If the polls are to be believed, Hillary Clinton bestrides the Democratic body-politic like a colossus in a pantsuit. Nevertheless, the revelations in Peter Schweizer’s book, Clinton Cash, pose a serious threat to her Presidential bid: they could weaken her candidacy to the point where she could face a credible primary challenger. Instead of coasting to the nomination, she would have to fight it out like she did in 2008 – which didn’t work out so well.
Fortunately for her, her current challengers are not that credible. Take the leader of the pack, Senator Bernie Sanders of Vermont. An avowed socialist who is 73 but looks 83, President Sanders ain’t gonna happen. Even the good citizens of his home town, Burlington Vermont, must realize that Sanders’ quest is quixotic. Mayor of Burlington, yes; President of the United States, never.

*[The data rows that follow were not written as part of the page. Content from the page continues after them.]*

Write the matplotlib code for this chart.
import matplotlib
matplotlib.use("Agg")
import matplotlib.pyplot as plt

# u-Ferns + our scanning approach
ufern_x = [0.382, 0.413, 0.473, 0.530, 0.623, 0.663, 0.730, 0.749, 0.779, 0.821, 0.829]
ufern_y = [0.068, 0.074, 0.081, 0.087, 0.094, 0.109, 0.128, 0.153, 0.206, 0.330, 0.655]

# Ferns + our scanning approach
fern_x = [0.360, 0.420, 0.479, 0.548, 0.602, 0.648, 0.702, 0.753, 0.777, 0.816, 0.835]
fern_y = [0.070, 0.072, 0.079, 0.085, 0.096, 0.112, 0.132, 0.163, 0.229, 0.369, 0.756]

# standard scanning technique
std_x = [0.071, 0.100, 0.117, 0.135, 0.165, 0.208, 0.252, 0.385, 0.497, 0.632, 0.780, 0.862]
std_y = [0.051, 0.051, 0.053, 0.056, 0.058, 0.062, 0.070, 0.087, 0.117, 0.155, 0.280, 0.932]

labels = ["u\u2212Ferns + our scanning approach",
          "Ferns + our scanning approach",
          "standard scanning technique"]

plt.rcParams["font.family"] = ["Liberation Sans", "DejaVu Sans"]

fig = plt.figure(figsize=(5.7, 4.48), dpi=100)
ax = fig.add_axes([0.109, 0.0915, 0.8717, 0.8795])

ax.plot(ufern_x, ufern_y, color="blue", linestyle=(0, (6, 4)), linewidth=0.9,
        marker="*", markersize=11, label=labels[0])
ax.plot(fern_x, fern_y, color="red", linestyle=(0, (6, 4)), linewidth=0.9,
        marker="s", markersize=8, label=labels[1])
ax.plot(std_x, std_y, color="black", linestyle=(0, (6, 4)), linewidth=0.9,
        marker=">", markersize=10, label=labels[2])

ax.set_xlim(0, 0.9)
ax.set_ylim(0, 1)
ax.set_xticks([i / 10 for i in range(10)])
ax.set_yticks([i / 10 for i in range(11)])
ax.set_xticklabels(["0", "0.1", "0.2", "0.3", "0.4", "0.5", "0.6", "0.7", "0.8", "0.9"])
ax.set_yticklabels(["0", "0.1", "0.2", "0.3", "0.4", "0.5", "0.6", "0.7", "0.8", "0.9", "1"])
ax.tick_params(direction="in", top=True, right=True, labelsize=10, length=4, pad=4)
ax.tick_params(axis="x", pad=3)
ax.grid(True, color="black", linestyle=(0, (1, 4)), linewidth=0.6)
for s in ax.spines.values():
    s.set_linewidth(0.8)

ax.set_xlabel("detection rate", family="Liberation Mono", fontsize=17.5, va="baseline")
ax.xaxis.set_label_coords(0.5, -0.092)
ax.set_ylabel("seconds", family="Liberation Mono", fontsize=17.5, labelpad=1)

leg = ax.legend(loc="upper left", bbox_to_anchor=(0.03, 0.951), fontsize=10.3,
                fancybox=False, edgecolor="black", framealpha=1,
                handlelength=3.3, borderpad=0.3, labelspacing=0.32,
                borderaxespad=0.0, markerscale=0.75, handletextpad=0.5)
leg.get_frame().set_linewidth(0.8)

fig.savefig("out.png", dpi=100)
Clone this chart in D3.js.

The real danger for Hillary posed by Bernie Sanders is that he might play the role that Senator Eugene McCarthy played in deposing President Lyndon Johnson in 1968. While personally too left-wing to ever be elected President himself, McCarthy’s surprising success encouraged a credible challenger to jump into the race: Robert Kennedy. The question therefore becomes, who can play Robert Kennedy to Hillary’s LBJ?
On the face of it, the pickings are slim. The 2010 and 2014 mid-term elections decimated the Democrats at the state and local levels. There are also no obvious young up-and-comers in Congress either. (Cory Booker, I think you have gone as far as you can. Nobody is looking for another Barack Obama. His presidency poisoned that well for you.) So who could that person be?
Looking around, it occurred to me that it might be former three-time New York Mayor, Michael Bloomberg. As a former Democrat-turned-Republican-turned-independent, we know that party loyalty isn’t exactly his cup of tea. And while he may be the same age as Sanders, Bloomberg looks 20 years younger than Bernie. Fundraising likely won’t be a challenge. He is one of the richest men in America and he doesn’t mind throwing money at his political ambitions. His entirely self-financed 2009 re-election campaign personally cost him over $100 million. His opponent was a local nobody. And while conservatives cringe at his whiney, sanctimonious manners and his ban-a-holic, nanny-state ways, I think he can credibly appeal to many independent voters as a reasonable, conservative moderate. Take crime. He took Rudy Giuliani’s enviable crime-fighting record, and drove the crime rate down even further. If you don’t think keeping a lid on crime is a challenge in the Big Apple, just ask current New York Mayor Bill de Blasio. Bloomberg also looks like a competent, corporate CEO-type, which contrasts well with the image of an aging, lefty crank or a hectoring, mother-in-law from hell. We also know his ambition hasn’t been sated yet. There was even some talk recently of him running for Mayor of London!
The biggest obstacle for Bloomberg in getting the nomination is that the progressive left, which increasingly dominates Democrat politics, probably likes him about as much as conservatives do. Fortunately for Bloomberg, he has enough money to go over their heads and appeal directly to the rank-and-file primary voters. He doesn’t need the progressives for volunteers or cash, so he can just ignore and bypass them.
Putting this all together, even though I personally can’t stand Michael Bloomberg, I think his candidacy would pose a bigger threat to the Republican nominee than any other Democrat out there, including the conflicted-to-the-hilt Hillary Clinton.